Rafa Nadal, el corazón sin límites del atleta y del héroe

El tenista de Manacor ni conoce la pereza ni da tregua: posee todos los golpes, una resistencia de león y una energía mental que le hacen inalcanzable en la cima.

Nadal, con su decimocuarto trofeo de Roland Garros.
Nadal, con su decimocuarto trofeo de Roland Garros.
EFE

Rafael Nadal nos empuja una y otra vez a la grandilocuencia. Hace el amago de parecer humano y vulnerable, muestra sus heridas e incluso sus dudas, como si nos pidiese un poco de calma y de sensatez, y va, en apenas tres semanas mal contadas, reaparece en Roland Garros como si nada: vuelve a ganar en otro arabesco del delirio, riza el rizo del destino y ratifica su condición del campeón insaciable e irrepetible, con estatua en París, que es desde hace más de tres lustros.

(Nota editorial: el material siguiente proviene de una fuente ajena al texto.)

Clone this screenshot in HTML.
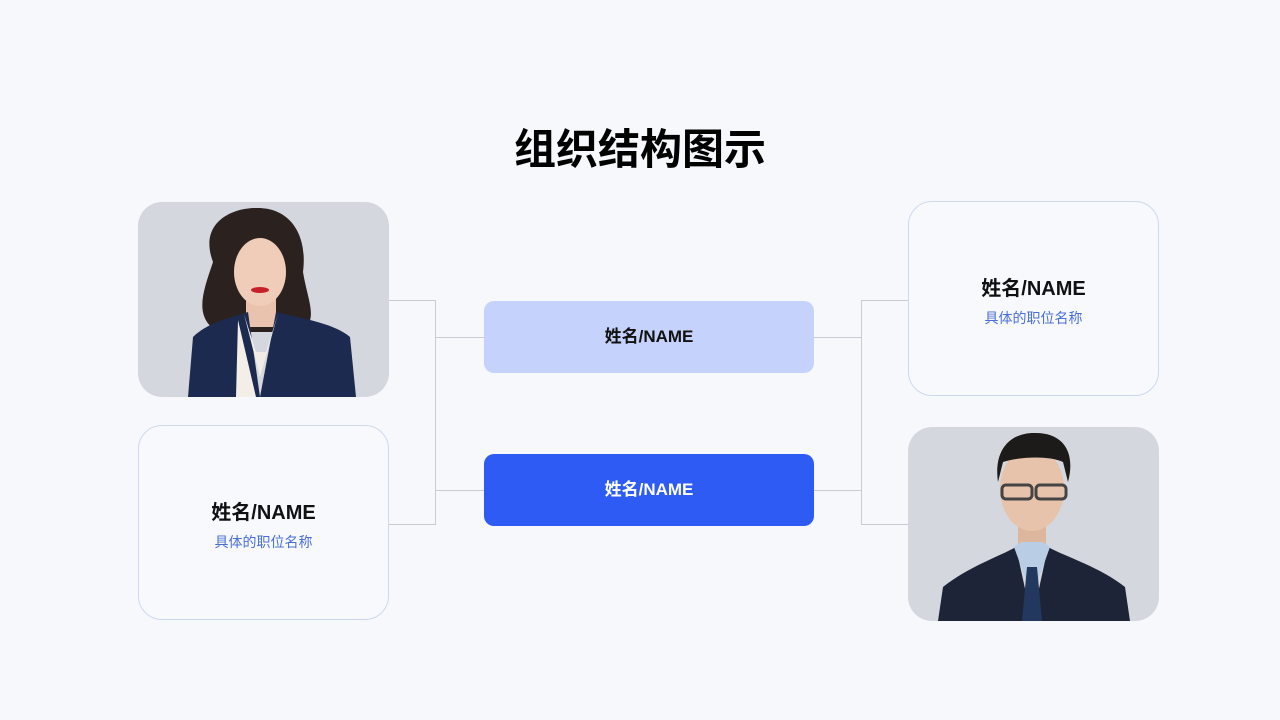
<!DOCTYPE html>
<html><head><meta charset="utf-8"><style>
body{margin:0;width:1280px;height:720px;background:#f6f8fc;position:relative;overflow:hidden;font-family:"Liberation Sans","Noto Sans CJK SC",sans-serif}
.a{position:absolute}
.title{left:0;width:1280px;top:122px;text-align:center;font-size:42px;font-weight:bold;color:#000;line-height:56px}
.card{position:absolute;width:251px;height:195px;border:1px solid #cdd9ee;border-radius:24px;background:#f7f9fd;box-sizing:border-box;text-align:center}
.card .n{margin-top:74px;font-size:20px;font-weight:bold;color:#111;line-height:26px}
.card .r{margin-top:7px;font-size:14px;color:#4a6fd6;line-height:18px}
.photo{position:absolute;width:251px;height:195px;border-radius:24px;background:#d4d7dd;overflow:hidden}
.box{position:absolute;left:484px;width:330px;border-radius:10px;text-align:center;font-size:17px;font-weight:bold}
.l{position:absolute;background:#c8ccd4}
</style></head><body>
<div class="a title">组织结构图示</div>

<div class="l" style="left:389px;top:300px;width:46px;height:1px"></div>
<div class="l" style="left:389px;top:524px;width:46px;height:1px"></div>
<div class="l" style="left:435px;top:300px;width:1px;height:225px"></div>
<div class="l" style="left:435px;top:337px;width:49px;height:1px"></div>
<div class="l" style="left:435px;top:490px;width:49px;height:1px"></div>
<div class="l" style="left:861px;top:300px;width:47px;height:1px"></div>
<div class="l" style="left:861px;top:524px;width:47px;height:1px"></div>
<div class="l" style="left:861px;top:300px;width:1px;height:225px"></div>
<div class="l" style="left:814px;top:337px;width:47px;height:1px"></div>
<div class="l" style="left:814px;top:490px;width:47px;height:1px"></div>

<div class="photo" style="left:138px;top:202px">
<svg width="251" height="195">
<path d="M75 60 C60 20 95 5 120 6 C150 6 170 30 165 70 C170 100 180 115 165 130 L80 130 C55 115 65 90 75 60Z" fill="#2b2220"/>
<rect x="108" y="85" width="30" height="40" fill="#e9c3ad"/>
<ellipse cx="122" cy="70" rx="26" ry="34" fill="#f0cdb8"/>
<path d="M100 50 C110 30 140 30 148 55 L150 40 C140 20 105 20 96 45Z" fill="#2b2220"/>
<ellipse cx="122" cy="88" rx="9" ry="3" fill="#c8202a"/>
<path d="M50 195 L55 135 C70 120 95 115 110 110 L122 195Z" fill="#1c2a4f"/>
<path d="M218 195 L212 135 C195 120 155 115 138 110 L122 195Z" fill="#1c2a4f"/>
<path d="M106 112 L122 175 L140 112 L128 150 L118 150Z" fill="#f1ede6"/>
<path d="M100 118 L118 195 L98 195Z" fill="#f3efe8"/>
</svg></div>

<div class="card" style="left:138px;top:425px"><div class="n">姓名/NAME</div><div class="r">具体的职位名称</div></div>
<div class="card" style="left:908px;top:201px"><div class="n">姓名/NAME</div><div class="r">具体的职位名称</div></div>

<div class="photo" style="left:908px;top:427px;height:194px">
<svg width="251" height="194">
<rect x="110" y="90" width="28" height="35" fill="#dcb79e"/>
<ellipse cx="124" cy="62" rx="32" ry="42" fill="#e6c3aa"/>
<path d="M90 55 C85 20 105 5 128 6 C155 6 168 25 160 55 L155 35 C140 28 110 30 95 35Z" fill="#1d1a1a"/>
<rect x="94" y="58" width="30" height="14" rx="4" fill="none" stroke="#444" stroke-width="3"/>
<rect x="128" y="58" width="30" height="14" rx="4" fill="none" stroke="#444" stroke-width="3"/>
<path d="M30 194 L35 160 C60 140 90 130 108 120 L124 194Z" fill="#1d2438"/>
<path d="M222 194 L217 160 C192 140 158 130 140 120 L124 194Z" fill="#1d2438"/>
<path d="M106 120 L124 170 L142 120 L135 115 L113 115Z" fill="#b9cde4"/>
<path d="M119 140 L129 140 L134 194 L114 194Z" fill="#23385f"/>
</svg></div>

<div class="box" style="top:301px;height:72px;line-height:72px;background:#c5d2fb;color:#111">姓名/NAME</div>
<div class="box" style="top:454px;height:72px;line-height:72px;background:#2f5bf5;color:#fff">姓名/NAME</div>
</body></html>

Si el choque ante Novak Djokovic hizo correr ríos de tinta, y desafió a la lógica y se instaló en la órbita de los imposibles (sinceramente, esta vez no era el favorito: parecía más bien la víctima propicia), todo lo que vino luego ha sido añadir más virutas al fuego del semidiós del tenis que es, y quizá una invitación a continuar encadenando adjetivos del tipo sublime, grandioso, excelso, majestuoso, extraordinario e incluso insuperable.

Insuperable lo ha sido y lo es en muchos momentos de la verdad que le llevan a ser un coloso de la tierra batida, y a la vez un auténtico gigante de su oficio (catorce trofeos en París, y ocho en las restantes superficies): ya son 22 títulos de Grand Slam, más que nadie entre los hombres, los mismos que Steffi Graf, uno menos que Serena Williams y dos menos que Margaret Court.

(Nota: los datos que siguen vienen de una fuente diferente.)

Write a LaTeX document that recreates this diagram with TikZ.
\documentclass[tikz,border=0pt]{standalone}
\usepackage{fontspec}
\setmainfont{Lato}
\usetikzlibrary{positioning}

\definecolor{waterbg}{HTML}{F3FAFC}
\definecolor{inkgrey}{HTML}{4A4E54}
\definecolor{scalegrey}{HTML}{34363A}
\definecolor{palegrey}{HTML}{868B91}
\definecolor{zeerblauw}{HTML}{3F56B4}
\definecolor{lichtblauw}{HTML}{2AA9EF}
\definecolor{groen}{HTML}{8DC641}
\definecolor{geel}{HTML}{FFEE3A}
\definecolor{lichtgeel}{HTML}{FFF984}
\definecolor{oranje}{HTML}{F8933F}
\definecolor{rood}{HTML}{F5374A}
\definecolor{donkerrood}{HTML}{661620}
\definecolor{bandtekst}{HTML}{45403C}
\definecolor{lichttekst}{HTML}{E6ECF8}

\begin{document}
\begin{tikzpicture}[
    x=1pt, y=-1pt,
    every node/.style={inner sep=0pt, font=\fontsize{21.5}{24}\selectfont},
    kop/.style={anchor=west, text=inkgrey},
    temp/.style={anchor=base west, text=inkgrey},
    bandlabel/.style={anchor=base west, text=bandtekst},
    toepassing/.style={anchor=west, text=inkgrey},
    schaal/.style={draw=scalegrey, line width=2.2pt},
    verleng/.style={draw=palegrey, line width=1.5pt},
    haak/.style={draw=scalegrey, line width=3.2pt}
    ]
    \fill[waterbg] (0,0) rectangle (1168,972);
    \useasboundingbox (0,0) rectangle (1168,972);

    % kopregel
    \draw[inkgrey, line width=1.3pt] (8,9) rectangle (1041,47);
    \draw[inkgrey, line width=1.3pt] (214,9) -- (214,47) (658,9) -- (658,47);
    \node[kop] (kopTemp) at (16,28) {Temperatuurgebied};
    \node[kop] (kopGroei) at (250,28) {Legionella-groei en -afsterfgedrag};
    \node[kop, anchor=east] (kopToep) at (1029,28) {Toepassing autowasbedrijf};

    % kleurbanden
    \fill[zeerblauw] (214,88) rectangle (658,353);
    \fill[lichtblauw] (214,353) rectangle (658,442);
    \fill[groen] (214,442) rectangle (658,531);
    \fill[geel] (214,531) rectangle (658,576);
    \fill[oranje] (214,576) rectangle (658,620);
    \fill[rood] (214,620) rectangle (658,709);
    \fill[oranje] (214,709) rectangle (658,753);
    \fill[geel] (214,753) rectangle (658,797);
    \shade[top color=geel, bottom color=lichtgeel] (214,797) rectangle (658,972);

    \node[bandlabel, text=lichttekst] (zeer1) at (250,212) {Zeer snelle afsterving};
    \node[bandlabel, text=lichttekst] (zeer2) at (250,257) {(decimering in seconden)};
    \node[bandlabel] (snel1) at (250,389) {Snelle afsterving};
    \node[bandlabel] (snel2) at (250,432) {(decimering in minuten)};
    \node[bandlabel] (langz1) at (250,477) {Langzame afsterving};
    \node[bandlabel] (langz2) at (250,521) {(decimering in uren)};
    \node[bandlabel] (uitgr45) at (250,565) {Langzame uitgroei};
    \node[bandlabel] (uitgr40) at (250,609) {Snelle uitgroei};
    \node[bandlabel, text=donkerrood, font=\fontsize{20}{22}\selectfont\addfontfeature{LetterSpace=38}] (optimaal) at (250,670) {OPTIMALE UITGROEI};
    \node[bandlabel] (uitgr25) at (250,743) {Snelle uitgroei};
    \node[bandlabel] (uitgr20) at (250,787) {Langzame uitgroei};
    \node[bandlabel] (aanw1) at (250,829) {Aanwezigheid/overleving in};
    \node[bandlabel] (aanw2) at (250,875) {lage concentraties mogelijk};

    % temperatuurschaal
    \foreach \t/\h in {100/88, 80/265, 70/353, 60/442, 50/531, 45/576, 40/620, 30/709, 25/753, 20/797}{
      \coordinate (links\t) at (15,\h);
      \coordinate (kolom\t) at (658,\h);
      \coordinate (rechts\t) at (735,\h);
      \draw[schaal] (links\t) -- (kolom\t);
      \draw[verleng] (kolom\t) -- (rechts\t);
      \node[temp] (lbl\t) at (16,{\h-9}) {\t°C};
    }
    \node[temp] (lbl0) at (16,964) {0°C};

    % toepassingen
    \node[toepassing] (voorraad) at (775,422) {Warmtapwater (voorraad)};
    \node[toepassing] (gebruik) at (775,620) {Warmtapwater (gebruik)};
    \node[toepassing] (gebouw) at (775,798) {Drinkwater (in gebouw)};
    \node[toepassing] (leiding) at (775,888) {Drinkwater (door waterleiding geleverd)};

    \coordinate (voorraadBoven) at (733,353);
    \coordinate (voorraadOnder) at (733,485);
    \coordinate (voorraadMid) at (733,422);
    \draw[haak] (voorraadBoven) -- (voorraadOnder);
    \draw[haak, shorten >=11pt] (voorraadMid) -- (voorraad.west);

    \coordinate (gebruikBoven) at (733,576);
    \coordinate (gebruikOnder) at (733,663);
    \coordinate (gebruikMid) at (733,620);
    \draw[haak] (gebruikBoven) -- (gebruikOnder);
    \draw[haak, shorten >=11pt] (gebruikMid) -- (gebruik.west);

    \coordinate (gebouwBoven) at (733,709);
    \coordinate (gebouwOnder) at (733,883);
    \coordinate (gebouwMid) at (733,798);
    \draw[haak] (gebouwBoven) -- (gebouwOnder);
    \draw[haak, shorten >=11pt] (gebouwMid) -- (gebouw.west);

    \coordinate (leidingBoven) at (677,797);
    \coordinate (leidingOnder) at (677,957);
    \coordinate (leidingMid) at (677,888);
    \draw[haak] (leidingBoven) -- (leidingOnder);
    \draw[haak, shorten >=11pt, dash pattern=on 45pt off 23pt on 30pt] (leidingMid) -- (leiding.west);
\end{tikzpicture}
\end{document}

Rafael Nadal es un tenista impresionante. Carismático. Contumaz. Sorprendente. Rabioso en las exigencias del juego. Pasó de ser el ‘apache’ incansable al maestro humilde que muere en el combate. De los que aprenden a diario. Un tenista que ofrece lo mejor de sí mismo en cada choque y busca la soledad y la perfección de la cumbre en una lucha radical contra sí mismo. Ha estudiado a sus rivales como pocos; los respeta hasta el mínimo detalle. Es un maestro de la estrategia, y luego es paciente, trabajador, intenso y seguro de sí mismo. No teme a los desafíos y siempre reserva un as en la manga: el misterio de una furia inexpugnable, el corazón al límite.

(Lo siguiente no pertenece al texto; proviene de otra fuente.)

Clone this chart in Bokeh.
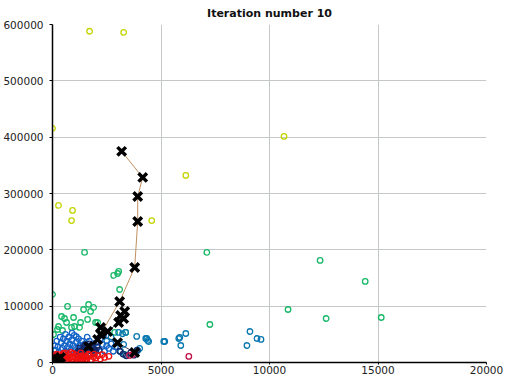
from bokeh.plotting import figure
from bokeh.embed import file_html
from bokeh.resources import INLINE
from bokeh.models import FixedTicker, BasicTickFormatter, Range1d

title_text = "Iteration number 10"
x_ticks = [0, 5000, 10000, 15000, 20000]
y_ticks = [0, 100000, 200000, 300000, 400000, 500000, 600000]

yellow_x = [1709, 3280, 0, 10670, 6143, 277, 924, 878, 4573]
yellow_y = [588000, 586000, 415600, 401400, 332000, 278800, 270000, 252000, 252000]

green_x = [1478, 7113, 12333, 14411, 10855, 12610, 15150, 7252, 0, 2818, 3002, 3049, 3095,
           693, 416, 554, 970, 1432, 1663, 1894, 1755, 1617, 1986, 1016, 878, 1247, 277,
           231, 46, 2079, 2217, 2864, 3372, 1293, 647, 462]
green_y = [195400, 195400, 181200, 143900, 94100, 78100, 79900, 67500, 120800, 154500, 158000,
           161600, 129600, 99500, 81700, 78100, 79900, 94100, 103000, 97700, 90600, 76400,
           71000, 63900, 62200, 62200, 63900, 58600, 49700, 71000, 58600, 53300, 53300,
           71000, 71000, 56800]

teal_x = [6143, 5912, 9100, 8961, 9423, 9608, 3880, 4342, 4388, 5127, 5866, 3372, 3049,
          3230, 4296, 4434, 5173, 5820, 3280, 3141, 3326, 3926, 4019, 2700, 2500]
teal_y = [51500, 30200, 55000, 30200, 42600, 40900, 46200, 42600, 39100, 37300, 44400,
          53300, 53300, 51000, 42600, 37300, 37300, 42600, 32000, 19500, 14200, 21300,
          24900, 45000, 38000]

blue_x = [150, 250, 300, 400, 450, 500, 550, 600, 650, 700, 750, 800, 850, 900, 950, 1000,
          1050, 1100, 1150, 1200, 1250, 1300, 1350, 1400, 1450, 1500, 1600, 1700, 1800, 1900,
          2000, 2100, 2200, 2300, 2400, 2500, 2600, 350, 200, 120, 600, 900, 1100, 700, 1250,
          1600, 2700, 2800, 2900, 2350]
blue_y = [22000, 28000, 18000, 35000, 25000, 42000, 30000, 20000, 38000, 27000, 45000, 33000,
          22000, 40000, 30000, 48000, 25000, 36000, 20000, 42000, 31000, 24000, 38000, 28000,
          18000, 33000, 25000, 38000, 30000, 22000, 35000, 27000, 42000, 32000, 20000, 30000,
          25000, 45000, 38000, 30000, 50000, 52000, 46000, 16000, 15000, 45000, 33000, 20000,
          28000, 48000]

navy_x = [1300, 1400, 1500, 1550, 1600, 1650, 1700, 1750, 1800, 1850, 1900, 1950, 2000, 1450,
          1350, 1200, 1100, 1250, 2050, 2150, 1700, 1500, 3400, 3600, 3900, 3750, 3100, 3250]
navy_y = [18000, 22000, 25000, 20000, 28000, 16000, 24000, 30000, 20000, 26000, 17000, 23000,
          19000, 27000, 14000, 20000, 16000, 26000, 28000, 22000, 33000, 31000, 12000, 17000,
          22000, 13000, 20000, 15000]

red_x = [50, 100, 150, 200, 250, 300, 350, 400, 450, 500, 550, 600, 650, 700, 750, 800, 850,
         900, 950, 1000, 1050, 1100, 1150, 1200, 1250, 1300, 1350, 1400, 1450, 1500, 1550,
         1600, 1700, 1800, 1900, 2000, 2100, 2200, 1750, 1650, 2400, 120, 300, 500, 2600, 80,
         400, 700, 1100, 1400, 950, 180, 1300, 1900, 2300, 850, 600]
red_y = [2000, 5000, 8000, 3000, 11000, 6000, 1000, 9000, 4000, 12000, 7000, 2000, 10000,
         5000, 14000, 8000, 3000, 11000, 6000, 1500, 9000, 13000, 4000, 7000, 10000, 2500,
         12000, 6000, 9000, 3500, 11000, 7000, 13000, 5000, 10000, 8000, 12000, 6000, 2000,
         15000, 9000, 12000, 14000, 16000, 11000, 9000, 500, 500, 800, 1000, 16000, 15000,
         17000, 15000, 14000, 18000, 17000]

crimson_x = [6282, 3695, 3550]
crimson_y = [10700, 14200, 12500]

# centroid trails (successive positions over the iterations)
trail_yellow_x = [2079, 3095, 3788, 3926, 3926, 4157, 3187]
trail_yellow_y = [40900, 108300, 168700, 250400, 294800, 328600, 374800]
trail_green_x = [2217, 2540, 3048, 3280, 3141, 3326]
trail_green_y = [62200, 55100, 71000, 78200, 83500, 90600]
trail_navy_x = [1663, 2217, 3000, 3788]
trail_navy_y = [28400, 50000, 35000, 17800]
trail_red_x = [139, 370, 250]
trail_red_y = [3600, 9000, 6000]

p = figure(frame_width=434, frame_height=338, output_backend="svg", toolbar_location=None,
           x_range=Range1d(0, 20000), y_range=Range1d(0, 600000),
           min_border_left=0, min_border_right=24, min_border_top=0, min_border_bottom=0)
p.title.text = title_text
p.title.align = "center"
p.title.text_font = "DejaVu Sans"
p.title.text_font_size = "11px"
p.title.text_font_style = "bold"
p.title.text_color = "#111111"
p.title.standoff = 9
p.title.offset = 0
p.outline_line_color = None
p.background_fill_color = "white"

for ax in (p.xaxis[0], p.yaxis[0]):
    ax.axis_line_color = "#000000"
    ax.axis_line_width = 1.5
    ax.major_tick_in = 0
    ax.major_tick_out = 3
    ax.minor_tick_line_color = None
    ax.major_label_text_font = "DejaVu Sans"
    ax.major_label_text_font_size = "10.5px"
    ax.major_label_text_color = "#222222"
    ax.formatter = BasicTickFormatter(use_scientific=False)
p.xaxis.ticker = FixedTicker(ticks=x_ticks)
p.yaxis.ticker = FixedTicker(ticks=y_ticks)
p.xaxis.major_label_standoff = 1
p.yaxis.major_label_standoff = 6
p.xaxis.major_tick_out = 2
p.grid.grid_line_color = "#c4c8c8"
p.grid.grid_line_width = 1

p.line(trail_yellow_x, trail_yellow_y, line_color="#c09060", line_width=1)
p.line(trail_green_x, trail_green_y, line_color="#406050", line_width=1)
p.line(trail_navy_x, trail_navy_y, line_color="#404060", line_width=1)
p.line(trail_red_x, trail_red_y, line_color="#a02020", line_width=1)

def pts(xs, ys, color):
    p.scatter(xs, ys, marker="circle", size=5.5, fill_color=None, line_color=color, line_width=1.3)

pts(yellow_x, yellow_y, "#c4d400")
pts(green_x, green_y, "#18b868")
pts(teal_x, teal_y, "#0a78b0")
pts(blue_x, blue_y, "#1464c8")
pts(navy_x, navy_y, "#142868")
pts(red_x, red_y, "#ee1010")
pts(crimson_x, crimson_y, "#c01048")

cx = trail_yellow_x + trail_green_x + trail_navy_x + trail_red_x
cy = trail_yellow_y + trail_green_y + trail_navy_y + trail_red_y
p.scatter(cx, cy, marker="x", size=12, line_color="#000000", line_width=3.5)

open("out.html", "w").write(file_html(p, INLINE))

Utiliza la técnica de la demolición con un juego poderoso que no hace concesiones y puede ser machacón con las debilidades del rival: castigó el revés de Roger Federer en los días de su máxima rivalidad y ayer hizo lo propio con Casper Ruud, que también mostraba alguna debilidad por ahí. Siempre sale a la pista con una idea: jugar todos lo puntos hasta la extenuación, y si los pierde usa la estrategia de volver a empezar, fortalecido.

Rafael Nadal es un gran campeón porque maneja todas las suertes del juego, posee todos los golpes y atesora una fuerza, una constancia y una entrega que ponen a prueba la resistencia, la audacia y la inteligencia de cualquier rival. Este domingo, en un partido que no presentó la esperada batalla a un Rafa que a veces pareció algo errático o impreciso, muy levemente dicho sea de paso, el jugador español se encontró a sí mismo y se vio ganador con sus armas: bolas anguladas, bolas altas y pesadas, cambios de ritmo, ataque constante, buenos ‘passing shots’, medidos ‘paralelos’, la eficacia habitual de las dejadas y la volea. Y un saque correcto, que tardó en asentársele.

A todo ello, a ese impulso de renacimiento que le enardece y le agiganta siempre (puede estar moribundo, pero rara vez está muerto), se suma su consistencia mental, un elemento decisivo en toda su carrera. Nadal ni es el jugador más elegante ni el más artístico, pero su potencia, su determinación y su hambre de triunfo lo han llevado a lo más alto. En un tiempo de mitos fugaces, desmesurados y fatuos, él es un caballero, un combatiente, el atleta que ennoblece el deporte y lo reconvierte en una de las bellas artes de la pasión y la idolatría. Rara vez ha sido tan natural admirar a alguien.